Noch etwas zum Genre dieser Zeit: Auch weiterhin in der Gefangenschaft von Cyrano schrieb der Novize aus Moskau seiner Liebe Briefe, wenn nicht täglich, so doch mehrmals in der Woche. Das Echo war weniger häufig, aber im Unterschied zu Roxana schrieb seine Liebe bei allen Trennungen regelmäßig zurück und natürlich auch im Geiste der Zeit. Ein vergilbter Umschlag mit dem Prägestempel 6. VIII. 1951 trägt die Adresse
Genosse Pavel Kohout, Weltfestival der demokratischen Jugend, Tschechoslow. Delegation, Julius-Fučík-Ensemble, Berlin Fischerstraße 34.
Der mit Bleistift geschriebene Brief schildert die ersten Erlebnisse der jungen Schauspielerin von den Dreharbeiten zum Film Die eitle Prinzessin, und vor dem zärtlichen Ende gipfelt er in einer besonders politischen Botschaft:
... Ich drücke Euch allen ganz fest die Daumen, in der Nacht träume ich immer von Berlin, verfolge sorgfältig alle Neuigkeiten in den Zeitungen. In Berlin müssen wir gewinnen. Und wenn nicht als Ensemble, dann als fröhliche Menschen unseres Landes über diese Ratten aus dem Westen.
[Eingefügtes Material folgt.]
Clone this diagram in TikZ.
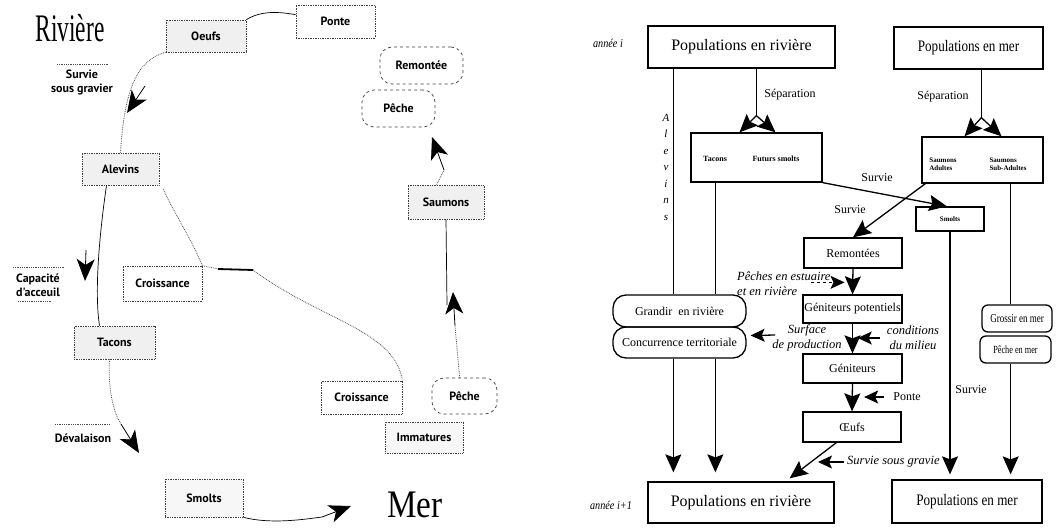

Wir zeigen unsere Stärke, und das wird der größte Schlag sein. Ich sage absichtlich »wir«, weil ich auch dort sein werde!
Ich denke, dass diese Zeit kaum mit der Stimme des jungen Dichters spricht, eher spricht er mit der Stimme der Zeit. Auf dem Höhepunkt des Lebens werden ihn dafür die durch den Wortschatz veränderter Zeiten dümmlichen Texte tagtäglich strafen, die die nachfolgenden Teenagergenerationen als Ausdruck ihres Lebenscredos für sich beanspruchen. Die Frage ist nur, wie man dabei den Charakter der Mitteilung beurteilen soll. Ist die Absicht, die Welt zum Besseren hin zu verändern, die sich die abtretende Generation bei aller Selbstkritik unstrittig zuschreiben darf, im Vergleich mit der Botschaft der zeitgenössischen Medienstars, in ihrer programmatischen Inhaltslosigkeit, ein mildernder Umstand – oder ein belastender?